I will break the bar of Damascus, and cut off the inhabitant from the valley of Aven, and him who holds the scepter from the house of Eden; and the people of Syria shall go into captivity to Kir,” says the LORD.
6 Zo spreekt Jahweh! Om drie schanddaden van Gaza, Of om vier herroep Ik het niet: Omdat zij heel een bevolking hebben weggevoerd, Om ze aan Edom te verkopen!
The LORD says: “For three transgressions of Gaza, yes, for four, I will not turn away its punishment, because they carried away captive the whole community, to deliver them up to Edom;
7 Ik slinger een vuur binnen de muren van Gaza, Dat zijn burchten verteert;
but I will send a fire on the wall of Gaza, and it will devour its palaces.
8 Ik roei de bewoners van Asjdod uit, Den scheptervoerder van Asjkelon; Ik strek mijn hand tegen Ekron uit, Wat van de Filistijnen nog rest, gaat te gronde: Spreekt Jahweh, de Heer!
I will cut off the inhabitant from Ashdod, and him who holds the scepter from Ashkelon; and I will turn my hand against Ekron; and the remnant of the Philistines will perish,” says the Lord GOD.
9 Zo spreekt Jahweh! Om drie schanddaden van Tyrus, Of om vier herroep Ik het niet: Omdat zij heel een bevolking aan Edom hebben verkocht, Zich aan het broeder-verbond niet hebben gestoord!
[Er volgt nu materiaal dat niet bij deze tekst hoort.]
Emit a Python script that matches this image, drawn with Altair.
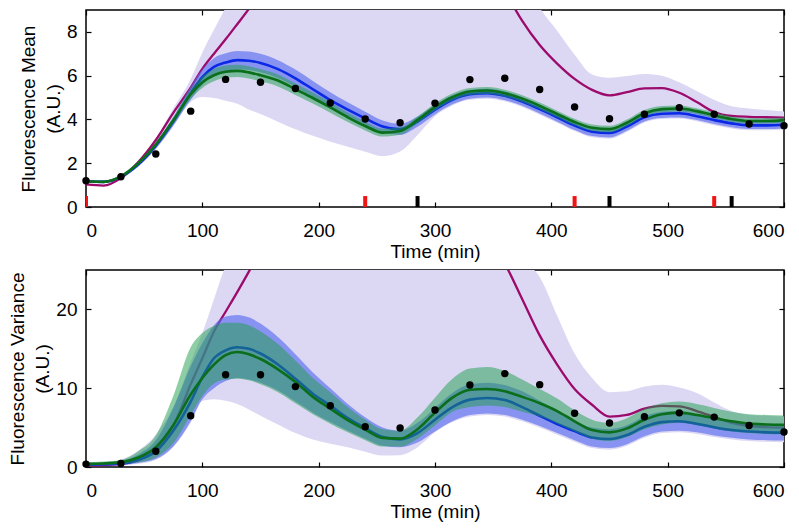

The LORD says: “For three transgressions of Tyre, yes, for four, I will not turn away its punishment; because they delivered up the whole community to Edom, and didn’t remember the brotherly covenant;
10 Ik slinger een vuur binnen de muren van Tyrus, Dat zijn burchten verteert!
but I will send a fire on the wall of Tyre, and it will devour its palaces.”
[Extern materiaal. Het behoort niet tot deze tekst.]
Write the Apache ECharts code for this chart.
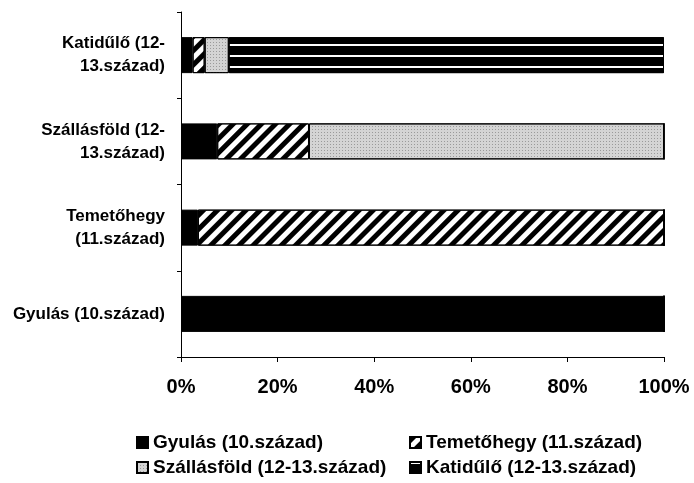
<!DOCTYPE html>
<html>
<head>
<meta charset="utf-8">
<script src="https://cdn.jsdelivr.net/npm/echarts@6/dist/echarts.min.js"></script>
<style>
  html, body { margin: 0; padding: 0; background: #fff; }
  #chart { width: 694px; height: 483px; }
</style>
</head>
<body>
<div id="chart"></div>
<script>
// Sites, bottom to top
const categories = ['Gyulás (10.század)', 'Temetőhegy\n(11.század)', 'Szállásföld (12-\n13.század)', 'Katidűlő (12-\n13.század)'];
const seriesNames = ['Gyulás (10.század)', 'Temetőhegy (11.század)', 'Szállásföld (12-13.század)', 'Katidűlő (12-13.század)'];

// Share (%) of each period's pottery type per site
const gyulasValues = [100, 3.5, 7.5, 2.4];
const temetohegyValues = [0, 96.5, 19, 2.5];
const szallasfoldValues = [0, 0, 73.5, 5];
const katiduloValues = [0, 0, 0, 90.1];

const xTicks = [0, 20, 40, 60, 80, 100];

const font = 'Liberation Sans, Arial, sans-serif';

const styles = [
    { color: '#000', decal: null },
    { color: '#fff', decal: { symbol: 'rect', symbolSize: 1, dashArrayX: [1, 0], dashArrayY: [5, 5], rotation: -Math.PI / 4, color: '#000' } },
    { color: '#d4d4d4', decal: { symbol: 'rect', symbolSize: 1, dashArrayX: [1, 2], dashArrayY: [1, 2], rotation: 0, color: '#9a9a9a' } },
    { color: '#000', decal: { symbol: 'rect', symbolSize: 1, dashArrayX: [1, 0], dashArrayY: [1.5, 8.5], rotation: 0, color: '#fff' } }
];

const allValues = [gyulasValues, temetohegyValues, szallasfoldValues, katiduloValues];

const legendText = { fontFamily: font, fontWeight: 'bold', fontSize: 19, color: '#000' };

const chart = echarts.init(document.getElementById('chart'));

chart.setOption({
    backgroundColor: '#fff',
    animation: false,
    textStyle: { fontFamily: font },
    grid: { left: 181, right: 30, top: 12, bottom: 126, containLabel: false },
    legend: [
        {
            data: [seriesNames[0], seriesNames[2]],
            orient: 'vertical',
            left: 136, top: 433, padding: 0,
            itemWidth: 11, itemHeight: 11, itemGap: 6,
            icon: 'rect',
            textStyle: legendText
        },
        {
            data: [seriesNames[1], seriesNames[3]],
            orient: 'vertical',
            left: 409, top: 433, padding: 0,
            itemWidth: 11, itemHeight: 11, itemGap: 6,
            icon: 'rect',
            textStyle: legendText
        }
    ],
    xAxis: {
        type: 'value',
        min: 0, max: 100, interval: 20,
        axisLine: { show: true, lineStyle: { color: '#000', width: 1 } },
        axisTick: { show: true, length: 5, lineStyle: { color: '#000' } },
        splitLine: { show: false },
        axisLabel: {
            formatter: v => xTicks.includes(v) ? v + '%' : '',
            color: '#000', fontWeight: 'bold', fontSize: 20, margin: 20
        }
    },
    yAxis: {
        type: 'category',
        data: categories,
        axisLine: { show: true, lineStyle: { color: '#000', width: 1 } },
        axisTick: { show: true, length: 4, alignWithLabel: false, lineStyle: { color: '#000' } },
        axisLabel: { color: '#000', fontWeight: 'bold', fontSize: 17, lineHeight: 23, margin: 16, align: 'right' }
    },
    series: seriesNames.map((name, i) => ({
        name: name,
        type: 'bar',
        stack: 'total',
        barWidth: 36,
        data: allValues[i],
        itemStyle: {
            color: styles[i].color,
            borderColor: '#000',
            borderWidth: 1,
            decal: styles[i].decal || undefined
        }
    }))
});
</script>
</body>
</html>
11 Zo spreekt Jahweh! Om drie schanddaden van Edom, Of om vier herroep Ik het niet: Omdat hij zijn broeder met het zwaard heeft vervolgd, En zijn medelijden verstikt, Altijd maar wraak heeft gekoesterd, Zijn gramschap eeuwig liet duren!
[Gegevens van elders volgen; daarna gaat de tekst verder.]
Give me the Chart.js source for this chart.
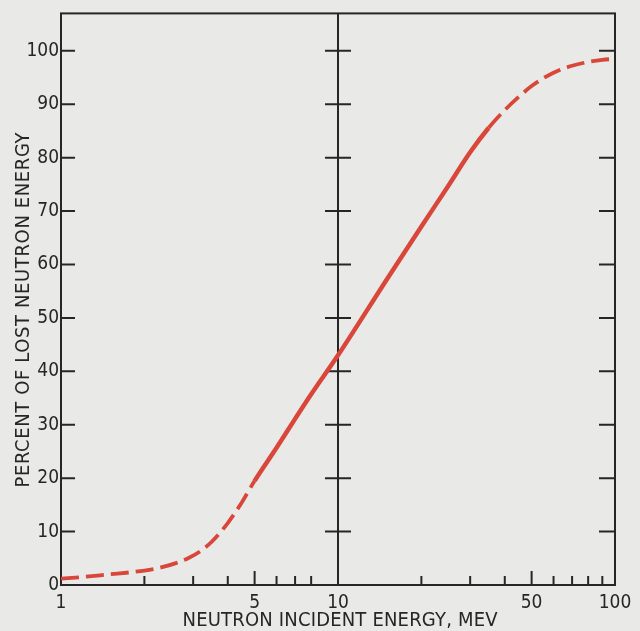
<!DOCTYPE html>
<html>
<head>
<meta charset="utf-8">
<script src="https://cdn.jsdelivr.net/npm/chart.js@4"></script>
<style>
html, body { margin: 0; padding: 0; background: #e9eae8; }
</style>
</head>
<body>
<canvas id="lossChart" width="640" height="631"></canvas>
<script>
// curve (energy in MeV, percent of energy lost)
const energy = [1, 1.2, 1.5, 1.8, 2, 2.3, 2.6, 2.9, 3.2, 3.5, 4, 4.5, 5, 6, 7, 8, 10, 15, 20, 25, 30, 35, 40, 45, 50, 60, 70, 80, 90, 100];
const percentLost = [1.2, 1.5, 2.0, 2.4, 2.7, 3.3, 4.1, 5.1, 6.4, 8.1, 11.6, 15.5, 19.5, 25.7, 31.1, 35.7, 43.0, 57.2, 67.1, 74.7, 81, 85.6, 88.9, 91.4, 93.4, 95.9, 97.2, 97.9, 98.3, 98.5];

const xLabelValues = [1, 5, 10, 50, 100];
const xMinorTicks = [2, 3, 4, 6, 7, 8, 20, 30, 40, 60, 70, 80, 90];
const xMajorTicks = [5, 50];
const yTickValues = [0, 10, 20, 30, 40, 50, 60, 70, 80, 90, 100];

const xTitle = 'NEUTRON INCIDENT ENERGY, MEV';
const yTitle = 'PERCENT OF LOST NEUTRON ENERGY';

const INK = '#262626';
const RED = '#d9463a';
const FONT = "'DejaVu Sans Condensed', 'Liberation Sans Narrow', 'DejaVu Sans', sans-serif";

// draw text stretched (letter spacing) to a given width
function spacedText(ctx, text, cx, cy, width) {
    ctx.letterSpacing = '0px';
    const w = ctx.measureText(text).width;
    const sp = (width - w) / (text.length - 1);
    ctx.letterSpacing = sp + 'px';
    ctx.textAlign = 'left';
    ctx.textBaseline = 'middle';
    ctx.fillText(text, cx - width / 2, cy);
    ctx.letterSpacing = '0px';
}

// frame, the line at 10 MeV, inward tick marks and the axis titles
const frameTicks = {
    id: 'frameTicks',
    beforeDatasetsDraw(chart) {
        const ctx = chart.ctx;
        const a = chart.chartArea;
        const x = chart.scales.x;
        const y = chart.scales.y;
        ctx.save();
        ctx.strokeStyle = INK;
        ctx.lineWidth = 2;
        ctx.strokeRect(a.left, a.top, a.right - a.left, a.bottom - a.top);
        const xm = x.getPixelForValue(10);
        ctx.beginPath();
        ctx.moveTo(xm, a.top);
        ctx.lineTo(xm, a.bottom);
        for (const v of yTickValues) {
            if (v == 0) continue;
            const py = y.getPixelForValue(v);
            ctx.moveTo(a.left, py);
            ctx.lineTo(a.left + 14, py);
            ctx.moveTo(xm - 13, py);
            ctx.lineTo(xm + 13, py);
            ctx.moveTo(a.right - 16, py);
            ctx.lineTo(a.right, py);
        }
        for (const v of xMinorTicks) {
            const px = x.getPixelForValue(v);
            ctx.moveTo(px, a.bottom);
            ctx.lineTo(px, a.bottom - 9);
        }
        for (const v of xMajorTicks) {
            const px = x.getPixelForValue(v);
            ctx.moveTo(px, a.bottom);
            ctx.lineTo(px, a.bottom - 14);
        }
        ctx.stroke();

        ctx.fillStyle = INK;
        ctx.font = '20px ' + FONT;
        spacedText(ctx, xTitle, 340, 621, 315);
        ctx.translate(24, 310);
        ctx.rotate(-Math.PI / 2);
        spacedText(ctx, yTitle, 0, 0, 355);
        ctx.restore();
    }
};

const dashed = (lo, hi) => ctx => {
    const e = ctx.p0.parsed.x;
    if (e < lo || e >= hi) return [18, 7];
    return undefined;
};
const thinner = (lo, hi) => ctx => {
    const e = ctx.p0.parsed.x;
    if (e < lo || e >= hi) return 3.8;
    return undefined;
};

new Chart(document.getElementById('lossChart'), {
    type: 'line',
    data: {
        datasets: [{
            data: energy.map((e, i) => ({x: e, y: percentLost[i]})),
            borderColor: RED,
            borderWidth: 4.5,
            pointRadius: 0,
            cubicInterpolationMode: 'monotone',
            segment: {
                borderDash: dashed(4.8, 35),
                borderWidth: thinner(4.8, 35)
            }
        }]
    },
    options: {
        responsive: false,
        animation: false,
        layout: { padding: { left: 8, top: 11, right: 25, bottom: 4 } },
        plugins: { legend: { display: false }, tooltip: { enabled: false } },
        scales: {
            x: {
                type: 'logarithmic',
                min: 1,
                max: 100,
                afterBuildTicks: s => { s.ticks = xLabelValues.map(v => ({value: v})); },
                afterFit: s => { s.height = 631 - 585 - 4; },
                grid: { display: false, drawTicks: false },
                border: { display: false },
                ticks: {
                    autoSkip: false,
                    maxRotation: 0,
                    padding: 7,
                    color: INK,
                    font: { family: FONT, size: 19 },
                    callback: v => String(v)
                }
            },
            y: {
                min: 0,
                max: 107,
                afterBuildTicks: s => { s.ticks = yTickValues.map(v => ({value: v})); },
                afterFit: s => { s.width = 61 - 8; },
                grid: { display: false, drawTicks: false },
                border: { display: false },
                ticks: {
                    padding: 2,
                    color: INK,
                    font: { family: FONT, size: 19 }
                }
            }
        }
    },
    plugins: [frameTicks]
});
</script>
</body>
</html>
The LORD says: “For three transgressions of Edom, yes, for four, I will not turn away its punishment, because he pursued his brother with the sword and cast off all pity, and his anger raged continually, and he kept his wrath forever;
12 Ik slinger een vuur in Teman, Dat de burchten van Bosra verteert!
but I will send a fire on Teman, and it will devour the palaces of Bozrah.”
13 Zo spreekt Jahweh! Om drie schanddaden van de zonen van Ammon, Of om vier herroep Ik het niet: Omdat zij Gilads zwangere vrouwen hebben opengereten, Om hun eigen gebied te vergroten!
The LORD says: “For three transgressions of the children of Ammon, yes, for four, I will not turn away its punishment, because they have ripped open the pregnant women of Gilead, that they may enlarge their border.
14 Ik ontsteek een vuur binnen de muren van Rabba, Dat zijn burchten verteert: Onder gehuil op de dag van de strijd, Onder geloei op de dag van de storm;
But I will kindle a fire in the wall of Rabbah, and it will devour its palaces, with shouting in the day of battle, with a storm in the day of the whirlwind;
15 Ook hun koning zal in ballingschap gaan, Tegelijk met zijn vorsten: Spreekt Jahweh!
and their king will go into captivity, he and his princes together,” says the LORD.